Goal: Copy exactly the lines from the start of the material through the line with "import * as". Pictures stay out of the copy.

Raw data:
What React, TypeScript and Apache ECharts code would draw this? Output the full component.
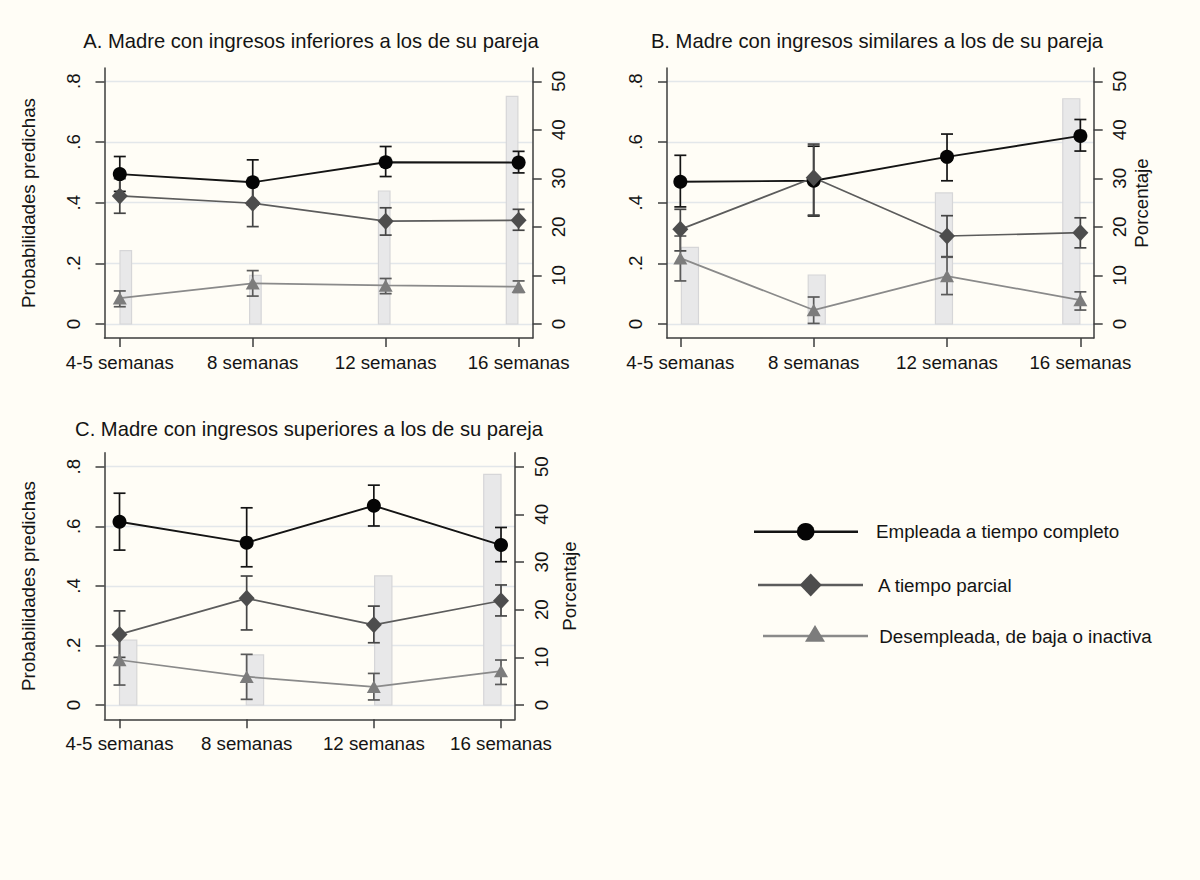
import React, { useEffect, useRef } from "react";
import * as echarts from "echarts";

// ---------- data ----------
const weeks = ["4-5 semanas", "8 semanas", "12 semanas", "16 semanas"];
const seriesNames = [
  "Empleada a tiempo completo",
  "A tiempo parcial",
  "Desempleada, de baja o inactiva",
];
const panelTitles = [
  "A. Madre con ingresos inferiores a los de su pareja",
  "B. Madre con ingresos similares a los de su pareja",
  "C. Madre con ingresos superiores a los de su pareja",
];
const probTicks = [0, 0.2, 0.4, 0.6, 0.8];
const probTickLabels = ["0", ".2", ".4", ".6", ".8"];
const pctTicks = [0, 10, 20, 30, 40, 50];
const leftAxisName = "Probabilidades predichas";
const rightAxisName = "Porcentaje";

// Panel A
const aFull = [0.494, 0.467, 0.533, 0.532];
const aFullLo = [0.437, 0.392, 0.486, 0.498];
const aFullHi = [0.552, 0.541, 0.585, 0.569];
const aPart = [0.422, 0.398, 0.339, 0.342];
const aPartLo = [0.365, 0.321, 0.293, 0.309];
const aPartHi = [0.479, 0.472, 0.383, 0.378];
const aUnemp = [0.085, 0.134, 0.127, 0.123];
const aUnempLo = [0.057, 0.092, 0.1, 0.104];
const aUnempHi = [0.109, 0.176, 0.15, 0.142];
const aPct = [15.1, 10.0, 27.4, 46.9];

// Panel B
const bFull = [0.469, 0.472, 0.551, 0.62];
const bFullLo = [0.386, 0.356, 0.472, 0.57];
const bFullHi = [0.556, 0.586, 0.626, 0.674];
const bPart = [0.312, 0.482, 0.29, 0.301];
const bPartLo = [0.241, 0.359, 0.222, 0.251];
const bPartHi = [0.378, 0.593, 0.357, 0.35];
const bUnemp = [0.217, 0.046, 0.158, 0.079];
const bUnempLo = [0.142, 0.002, 0.097, 0.046];
const bUnempHi = [0.29, 0.089, 0.22, 0.106];
const bPct = [15.8, 10.1, 27.0, 46.4];

// Panel C
const cFull = [0.615, 0.545, 0.669, 0.537];
const cFullLo = [0.52, 0.464, 0.601, 0.481];
const cFullHi = [0.711, 0.662, 0.738, 0.596];
const cPart = [0.237, 0.358, 0.269, 0.35];
const cPartLo = [0.16, 0.252, 0.209, 0.299];
const cPartHi = [0.316, 0.433, 0.332, 0.403];
const cUnemp = [0.151, 0.095, 0.061, 0.114];
const cUnempLo = [0.067, 0.019, 0.017, 0.069];
const cUnempHi = [0.235, 0.17, 0.106, 0.151];
const cPct = [13.6, 10.5, 27.1, 48.4];

// ---------- styles / layout ----------
const BG = "#fffdf6";
const AX = "#3c3c3c";
const TXT = "#141414";
const GRID = "#e3e7ea";
const FONT = "'Liberation Sans', Arial, sans-serif";
const SER_STYLE = [
  { line: "#141414", sym: "#050505", ci: "#141414", symbol: "circle", size: 14 },
  { line: "#5c5c5c", sym: "#4d4d4d", ci: "#454545", symbol: "diamond", size: [16, 17] },
  { line: "#8a8a8a", sym: "#7c7c7c", ci: "#5a5a5a", symbol: "triangle", size: [14, 12.5] },
];

const panels = [
  {
    grid: { left: 104.5, top: 68, width: 428.2, height: 270 },
    x: [-0.115, 3.106],
    y: [-0.0461, 0.8437],
    vals: [aFull, aPart, aUnemp],
    lo: [aFullLo, aPartLo, aUnempLo],
    hi: [aFullHi, aPartHi, aUnempHi],
    pct: aPct,
    barShift: [0.045, 0.02, -0.011, -0.049],
    barW: 0.087,
    leftName: true,
    rightName: false,
    rightGap: 38,
  },
  {
    grid: { left: 667, top: 68, width: 426.7, height: 270 },
    x: [-0.1, 3.1],
    y: [-0.0461, 0.8437],
    vals: [bFull, bPart, bUnemp],
    lo: [bFullLo, bPartLo, bUnempLo],
    hi: [bFullHi, bPartHi, bUnempHi],
    pct: bPct,
    barShift: [0.072, 0.023, -0.023, -0.068],
    barW: 0.128,
    leftName: false,
    rightName: true,
    rightGap: 38,
  },
  {
    grid: { left: 104.5, top: 452.7, width: 410.5, height: 266.6 },
    x: [-0.118, 3.11],
    y: [-0.048, 0.847],
    vals: [cFull, cPart, cUnemp],
    lo: [cFullLo, cPartLo, cUnempLo],
    hi: [cFullHi, cPartHi, cUnempHi],
    pct: cPct,
    barShift: [0.068, 0.065, 0.074, -0.068],
    barW: 0.136,
    leftName: true,
    rightName: true,
    rightGap: 45,
  },
];

const titlePos = [
  [311, 41.3],
  [877, 41.3],
  [309, 428.8],
];

function probLabel(v: number) {
  const i = probTicks.findIndex((t) => Math.abs(t - v) < 1e-6);
  return i >= 0 ? probTickLabels[i] : "";
}

function buildOption() {
  const grids: any[] = [];
  const xAxes: any[] = [];
  const yAxes: any[] = [];
  const series: any[] = [];
  const axisLine = { show: true, onZero: false, lineStyle: { color: AX, width: 1.5 } };
  const tickStyle = { color: AX, width: 1.5 };
  const labelFont = { fontSize: 18.7, color: TXT, fontFamily: FONT };

  panels.forEach((p, idx) => {
    grids.push({ ...p.grid, containLabel: false });
    xAxes.push({
      gridIndex: idx,
      type: "value",
      min: p.x[0],
      max: p.x[1],
      axisLine,
      axisTick: { show: true, length: 9, customValues: [0, 1, 2, 3], lineStyle: tickStyle },
      axisLabel: {
        ...labelFont,
        customValues: [0, 1, 2, 3],
        margin: 15,
        formatter: (v: number) => weeks[Math.round(v)] ?? "",
      },
      splitLine: { show: false },
    });
    yAxes.push({
      gridIndex: idx,
      type: "value",
      position: "left",
      min: p.y[0],
      max: p.y[1],
      axisLine,
      axisTick: { show: true, length: 9, customValues: probTicks, lineStyle: tickStyle },
      axisLabel: {
        ...labelFont,
        customValues: probTicks,
        rotate: 90,
        margin: 22,
        formatter: (v: number) => probLabel(v),
      },
      splitLine: { show: false },
      name: p.leftName ? leftAxisName : "",
      nameLocation: "middle",
      nameGap: 66.7,
      nameTextStyle: { ...labelFont },
    });
    yAxes.push({
      gridIndex: idx,
      type: "value",
      position: "right",
      min: p.y[0] * 62.5,
      max: p.y[1] * 62.5,
      axisLine,
      axisTick: { show: true, length: 9, customValues: pctTicks, lineStyle: tickStyle },
      axisLabel: {
        ...labelFont,
        customValues: pctTicks,
        rotate: 90,
        margin: 16.5,
      },
      splitLine: { show: false },
      name: p.rightName ? rightAxisName : "",
      nameLocation: "middle",
      nameGap: p.rightGap,
      nameTextStyle: { ...labelFont },
    });

    const yL = idx * 2;
    const yR = idx * 2 + 1;

    // grid lines
    series.push({
      type: "line",
      xAxisIndex: idx,
      yAxisIndex: yL,
      data: [],
      silent: true,
      z: 0,
      markLine: {
        silent: true,
        symbol: ["none", "none"],
        label: { show: false },
        lineStyle: { color: GRID, width: 1.4, type: "solid" },
        data: probTicks.map((v) => ({ yAxis: v })),
        z: 0,
      },
    });

    // percentage bars
    series.push({
      type: "custom",
      xAxisIndex: idx,
      yAxisIndex: yR,
      silent: true,
      z: 1,
      data: p.pct.map((v, i) => [i, v]),
      encode: { x: 0, y: 1 },
      renderItem: (params: any, api: any) => {
        const i = api.value(0);
        const v = api.value(1);
        const xc = i + p.barShift[i];
        const top = api.coord([xc, v]);
        const base = api.coord([xc, 0]);
        const w = api.size([p.barW, 0])[0];
        return {
          type: "rect",
          shape: { x: top[0] - w / 2, y: top[1], width: w, height: base[1] - top[1] },
          style: { fill: "#e8e8e9", stroke: "#d6d6d8", lineWidth: 1.2 },
        };
      },
    });

    // error bars + lines
    for (let s = 0; s < 3; s++) {
      const st = SER_STYLE[s];
      const lo = p.lo[s];
      const hi = p.hi[s];
      series.push({
        type: "custom",
        xAxisIndex: idx,
        yAxisIndex: yL,
        silent: true,
        z: 2,
        data: lo.map((l, i) => [i, l, hi[i]]),
        encode: { x: 0, y: [1, 2] },
        renderItem: (params: any, api: any) => {
          const x = api.value(0);
          const a = api.coord([x, api.value(1)]);
          const b = api.coord([x, api.value(2)]);
          const cw = 6;
          const style = { stroke: st.ci, lineWidth: 1.7, fill: "none" };
          return {
            type: "group",
            children: [
              { type: "line", shape: { x1: a[0], y1: a[1], x2: b[0], y2: b[1] }, style },
              { type: "line", shape: { x1: a[0] - cw, y1: a[1], x2: a[0] + cw, y2: a[1] }, style },
              { type: "line", shape: { x1: b[0] - cw, y1: b[1], x2: b[0] + cw, y2: b[1] }, style },
            ],
          };
        },
      });
      series.push({
        type: "line",
        name: seriesNames[s],
        xAxisIndex: idx,
        yAxisIndex: yL,
        z: 3,
        data: p.vals[s].map((v, i) => [i, v]),
        symbol: st.symbol,
        symbolSize: st.size,
        showSymbol: true,
        itemStyle: { color: st.sym, borderWidth: 0 },
        lineStyle: { color: st.line, width: s === 0 ? 1.9 : 1.7 },
      });
    }
  });

  // titles and legend as graphics
  const graphic: any[] = [];
  panelTitles.forEach((t, i) => {
    graphic.push({
      type: "text",
      x: titlePos[i][0],
      y: titlePos[i][1],
      style: {
        text: t,
        fontSize: 20.2,
        fontFamily: FONT,
        fill: TXT,
        align: "center",
        verticalAlign: "middle",
      },
    });
  });

  const legendRows = [
    { x1: 754, x2: 858, y: 531.7, cx: 805.7, tx: 876 },
    { x1: 758, x2: 863, y: 585, cx: 810.7, tx: 878 },
    { x1: 763, x2: 868, y: 636, cx: 815, tx: 879.3 },
  ];
  legendRows.forEach((r, s) => {
    const st = SER_STYLE[s];
    graphic.push({
      type: "line",
      shape: { x1: r.x1, y1: r.y, x2: r.x2, y2: r.y },
      style: { stroke: st.line, lineWidth: 2.6 },
    });
    if (s === 0) {
      graphic.push({ type: "circle", shape: { cx: r.cx, cy: r.y, r: 8.8 }, style: { fill: st.sym } });
    } else if (s === 1) {
      graphic.push({
        type: "polygon",
        shape: {
          points: [
            [r.cx, r.y - 11.5],
            [r.cx + 11, r.y],
            [r.cx, r.y + 11.5],
            [r.cx - 11, r.y],
          ],
        },
        style: { fill: st.sym },
      });
    } else {
      graphic.push({
        type: "polygon",
        shape: {
          points: [
            [r.cx, r.y - 11],
            [r.cx + 10, r.y + 5.7],
            [r.cx - 10, r.y + 5.7],
          ],
        },
        style: { fill: st.sym },
      });
    }
    graphic.push({
      type: "text",
      x: r.tx,
      y: r.y,
      style: {
        text: seriesNames[s],
        fontSize: 18.8,
        fontFamily: FONT,
        fill: TXT,
        align: "left",
        verticalAlign: "middle",
      },
    });
  });

  return {
    animation: false,
    backgroundColor: BG,
    textStyle: { fontFamily: FONT },
    grid: grids,
    xAxis: xAxes,
    yAxis: yAxes,
    series,
    graphic,
  };
}

export default function App() {
  const ref = useRef<HTMLDivElement>(null);
  useEffect(() => {
    document.body.style.margin = "0";
    document.body.style.background = BG;
    const chart = echarts.init(ref.current!, undefined, { renderer: "svg" });
    chart.setOption(buildOption() as any);
    return () => chart.dispose();
  }, []);
  return <div ref={ref} style={{ width: 1200, height: 880, background: BG }} />;
}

Response to the task:
What React, TypeScript and Apache ECharts code would draw this? Output the full component.
import React, { useEffect, useRef } from "react";
import * as echarts from "echarts";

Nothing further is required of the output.